It is nearly impossible to write about the brutal reality of settler-colonialism without destroying all hope for a more equitable and just future. However, in That Deadman Dance, Kim Scott manages to focus on the everyday violence of Australian colonialism while simultaneously highlighting the possible reality of mutual learning and understanding. That Deadman Dance does not have the complete devastation of Scott’s earlier book, Benang, and although language plays a central role in the story, form, and ideas, neither is it imbued with the practical approach to working towards a better future that is found in the books arising from Scott’s language projects.
That Deadman Dance focuses on two periods of settler-colonialism in Australia’s west. At the heart of the book is Bobby Wabalanginy, who follows the trace of the book through the non-linear narrative, befriending the new arrivals, helping them on whaling missions, and showing them how to work with the land. Bobby also moves with the reader across the major disjunction in the book. This disjunction is one of a movement from a period of toleration of Aboriginal inhabitants–and in fact, reliance upon Aboriginal knowledge and practices–to a period of distrust and growing intolerance. Focusing on this point in time allows Scott to show, materially, the complexity and subtleties of the relations of respect and subjugation inherent in the everyday practices of colonialism.
Two main criticisms have been leveled against this book: that its characters are superficial and that the wandering writing leads to a longer-than-necessary book. However, the unwillingness to pin down characters does a lot of work to problematize exclusive dualities – colonizer/colonized, black/white. I also see the characters in this book as expressing the idea that any person, any culture, remains always slightly unknowable. Scott refuses the temptation to round out the people in his stories by giving exhaustive character portraits, instead materializing within the characters this inability to definitively know. Further, on the part of the Aboriginal peoples, what some have termed ‘naïve’ in book reviews, is, rather, an exemplification of the difficulties inherent in a reorientation of vision and understanding. And for the white colonizers, the book demonstrates the difficulty in understanding Aboriginal ways of seeing. The winding prose, too, just like the characters, epitomizes the uncertainty of the relations, the uncertainty of the future, and the enduring possibility for things to be other than the way they are. Rendering seemingly climactic events minor, Scott does not rely on momentous occasions or familiar emotional responses to drive the book. While the style challenges forms of writing that Western audiences might be more familiar with, it also embodies one of the central tenets of the book: the continuing inequity of knowledge and understanding; ways of listening and seeing. Scott says, in a well quoted verse in the book, ‘We learned your words and songs and stories, and never knew you didn’t want to hear ours’ (p.95).

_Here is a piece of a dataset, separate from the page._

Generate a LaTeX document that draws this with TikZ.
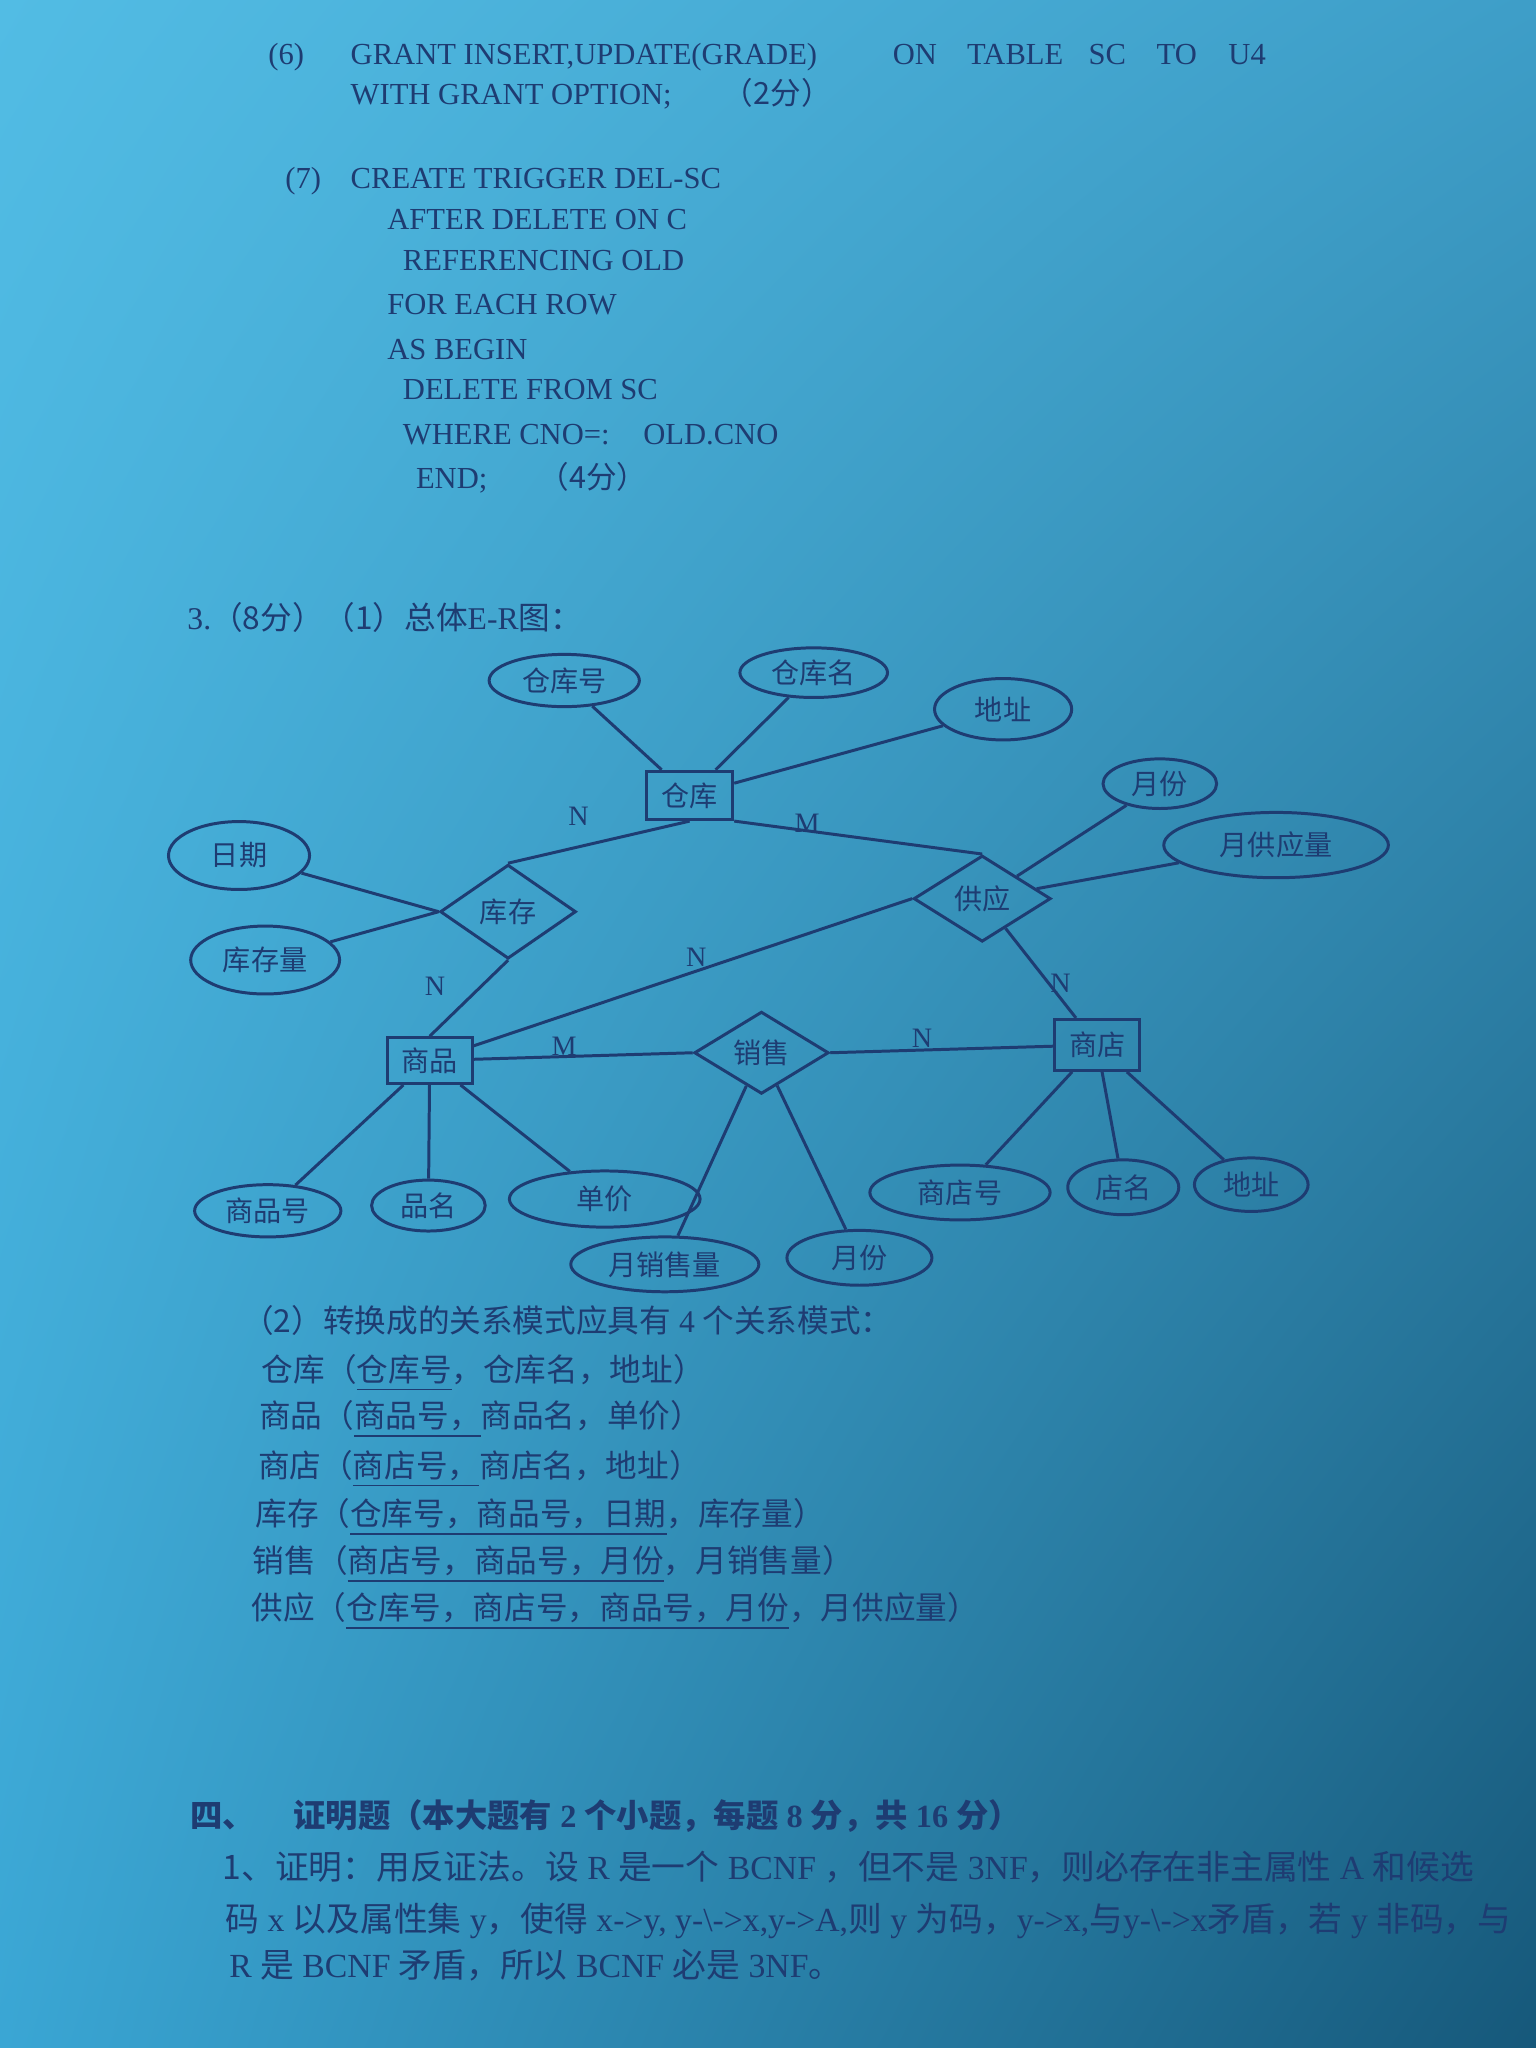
\documentclass[tikz,border=0pt]{standalone}
\usepackage{fontspec}
\setmainfont{Liberation Serif}
\newfontfamily\cjk{Noto Sans CJK SC}
\usetikzlibrary{shapes.geometric,shadings}
\definecolor{ink}{RGB}{30,60,114}
\definecolor{paperUL}{RGB}{82,188,228}
\definecolor{paperUR}{RGB}{62,158,200}
\definecolor{paperLL}{RGB}{58,166,212}
\definecolor{paperLR}{RGB}{22,88,122}
\newdimen\pu \pu=0.01306cm
\newcommand\zh[1]{{\cjk #1}}
\begin{document}
\begin{tikzpicture}[x=0.01306cm, y=-0.01306cm,
    ln/.style={draw=ink, line width=0.85pt},
    attr/.style={ln, ellipse, inner sep=0pt, text=ink, font=\cjk\fontsize{8}{9}\selectfont},
    ent/.style={ln, rectangle, inner sep=0pt, minimum width=66\pu, minimum height=37\pu, text=ink, font=\cjk\fontsize{8}{9}\selectfont},
    rel/.style={ln, diamond, inner sep=0pt, text=ink, font=\cjk\fontsize{8}{9}\selectfont},
    card/.style={text=ink, inner sep=0pt, font=\fontsize{8}{9}\selectfont},
    code/.style={anchor=base west, text=ink, inner sep=0pt, font=\fontsize{8.7}{10}\selectfont},
    txt/.style={anchor=base west, text=ink, inner sep=0pt, font=\fontsize{9}{11}\selectfont}]
  % paper
  \shade[upper left=paperUL, upper right=paperUR, lower left=paperLL, lower right=paperLR] (0,0) rectangle (1176,1568);
  \useasboundingbox (0,0) rectangle (1176,1568);

  % SQL answers
  \node[code] (g6) at (205,49) {(6)};
  \node[code] (grant) at (268,49) {GRANT INSERT,UPDATE(GRADE)};
  \node[code] (on) at (683,49) {ON};
  \node[code] (table) at (740,49) {TABLE};
  \node[code] (sc) at (833,49) {SC};
  \node[code] (to) at (885,49) {TO};
  \node[code] (u4) at (940,49) {U4};
  \node[code] (wgo) at (268,80) {WITH GRANT OPTION;};
  \node[code] (pts2) at (553,80) {\zh{（2分）}};
  \node[code] (t7) at (218,144) {(7)};
  \node[code] (trig) at (268,144) {CREATE TRIGGER DEL-SC};
  \node[code] (adel) at (296,176) {AFTER DELETE ON C};
  \node[code] (refold) at (308,207) {REFERENCING OLD};
  \node[code] (each) at (296,241) {FOR EACH ROW};
  \node[code] (begin) at (296,275) {AS BEGIN};
  \node[code] (delsc) at (308,306) {DELETE FROM SC};
  \node[code] (where) at (308,340) {WHERE CNO=:};
  \node[code] (oldcno) at (492,340) {OLD.CNO};
  \node[code] (endsq) at (318,374) {END;};
  \node[code] (pts4) at (412,374) {\zh{（4分）}};

  \node[txt] (q3) at (143,482) {3.\zh{（8分）（1）总体}E-R\zh{图：}};

  % entities
  \node[ent] (ck) at (528,609) {仓库};
  \node[ent, minimum width=65\pu, minimum height=35\pu] (sp) at (329,812) {商品};
  \node[ent, minimum width=65\pu, minimum height=39\pu] (sd) at (840,800) {商店};

  % relationships
  \node[rel, minimum width=104\pu, minimum height=72\pu] (kc) at (389,698) {库存};
  \node[rel, minimum width=105\pu, minimum height=66\pu] (gy) at (752,688) {供应};
  \node[rel, minimum width=103\pu, minimum height=62\pu] (xs) at (583,806) {销售};

  % attributes
  \node[attr, minimum width=115\pu, minimum height=40\pu] (ckh) at (432,521) {仓库号};
  \node[attr, minimum width=113\pu, minimum height=38\pu] (ckm) at (623,515) {仓库名};
  \node[attr, minimum width=105\pu, minimum height=47\pu] (dz1) at (768,543) {地址};
  \node[attr, minimum width=87\pu, minimum height=38\pu] (yf1) at (888,600) {月份};
  \node[attr, minimum width=172\pu, minimum height=50\pu] (ygl) at (977,647) {月供应量};
  \node[attr, minimum width=108\pu, minimum height=52\pu] (rq) at (183,655) {日期};
  \node[attr, minimum width=114\pu, minimum height=52\pu] (kcl) at (203,735) {库存量};
  \node[attr, minimum width=112\pu, minimum height=40\pu] (sph) at (205,927) {商品号};
  \node[attr, minimum width=87\pu, minimum height=39\pu] (pm) at (328,923) {品名};
  \node[attr, minimum width=146\pu, minimum height=43\pu] (dj) at (463,918) {单价};
  \node[attr, minimum width=144\pu, minimum height=42\pu] (xsl) at (509,968) {月销售量};
  \node[attr, minimum width=111\pu, minimum height=42\pu] (yf2) at (658,963) {月份};
  \node[attr, minimum width=138\pu, minimum height=42\pu] (sdh) at (735,913) {商店号};
  \node[attr, minimum width=85\pu, minimum height=42\pu] (dm) at (860,909) {店名};
  \node[attr, minimum width=87\pu, minimum height=41\pu] (dz2) at (958,907) {地址};

  % connectors
  \draw[ln] (ckh) -- (ck);
  \draw[ln] (ckm) -- (ck);
  \draw[ln] (dz1) -- (ck);
  \draw[ln] (ck.south) -- (kc.north);
  \draw[ln] (ck.south east) -- (gy.north);
  \draw[ln] (rq) -- (kc.west);
  \draw[ln] (kcl) -- (kc.west);
  \draw[ln] (kc.south) -- (sp.north);
  \draw[ln] (sp) -- (gy.west);
  \draw[ln] (sp) -- (xs.west);
  \draw[ln] (xs.east) -- (sd);
  \draw[ln] (gy) -- (sd);
  \draw[ln] (gy) -- (yf1);
  \draw[ln] (gy) -- (ygl);
  \draw[ln] (sp) -- (sph);
  \draw[ln] (sp) -- (pm);
  \draw[ln] (sp) -- (dj);
  \draw[ln] (xs) -- (xsl);
  \draw[ln] (xs) -- (yf2);
  \draw[ln] (sd) -- (sdh);
  \draw[ln] (sd) -- (dm);
  \draw[ln] (sd) -- (dz2);

  % cardinalities
  \node[card] (n1) at (443,625) {N};
  \node[card] (m1) at (618,630) {M};
  \node[card] (n2) at (333,755) {N};
  \node[card] (n3) at (533,733) {N};
  \node[card] (n4) at (812,753) {N};
  \node[card] (m2) at (432,801) {M};
  \node[card] (n5) at (706,795) {N};

  % relation schemas
  \node[txt] (q2) at (185,1020) {\zh{（2）转换成的关系模式应具有} 4 \zh{个关系模式：}};
  \node[txt] (r1) at (200,1058) {\zh{仓库（\underline{仓库号}，仓库名，地址）}};
  \node[txt] (r2) at (198,1093) {\zh{商品（\underline{商品号，}商品名，单价）}};
  \node[txt] (r3) at (197,1131) {\zh{商店（\underline{商店号，}商店名，地址）}};
  \node[txt] (r4) at (195,1168) {\zh{库存（\underline{仓库号，商品号，日期}，库存量）}};
  \node[txt] (r5) at (193,1204) {\zh{销售（\underline{商店号，商品号，月份}，月销售量）}};
  \node[txt] (r6) at (192,1240) {\zh{供应（\underline{仓库号，商店号，商品号，月份}，月供应量）}};

  % proof
  \node[txt, font=\bfseries\fontsize{9.2}{12}\selectfont] (q4) at (145,1399) {\zh{四、}\hspace{1.2em}\zh{证明题（本大题有} 2 \zh{个小题，每题} 8 \zh{分，共} 16 \zh{分）}};
  \node[txt, font=\fontsize{9.6}{12}\selectfont] (p1) at (170,1439) {\zh{1、证明：用反证法。设} R \zh{是一个} BCNF \zh{，但不是} 3NF\zh{，则必存在非主属性} A \zh{和候选}};
  \node[txt, font=\fontsize{9.6}{12}\selectfont] (p2) at (172,1479) {\zh{码} x \zh{以及属性集} y\zh{，使得} x->y, y-\textbackslash->x,y->A,\zh{则} y \zh{为码，}y->x,\zh{与}y-\textbackslash->x\zh{矛盾，若} y \zh{非码，与}};
  \node[txt, font=\fontsize{9.6}{12}\selectfont] (p3) at (175,1514) {R \zh{是} BCNF \zh{矛盾，所以} BCNF \zh{必是} 3NF\zh{。}};
\end{tikzpicture}
\end{document}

This is an incredibly generous book. It does not shy away from shameful realities, but it remains playful and hopeful. The hope Scott offers is not an empty hope that if we continue to do the same things and live in the same way, that somehow, things will change, but rather a hope that comes from the fact that at some point in time, things were different; another way was possible. It shows things can be different again. In writing a moment in the past where another way was possible, Kim Scott offers a vision for a potential future.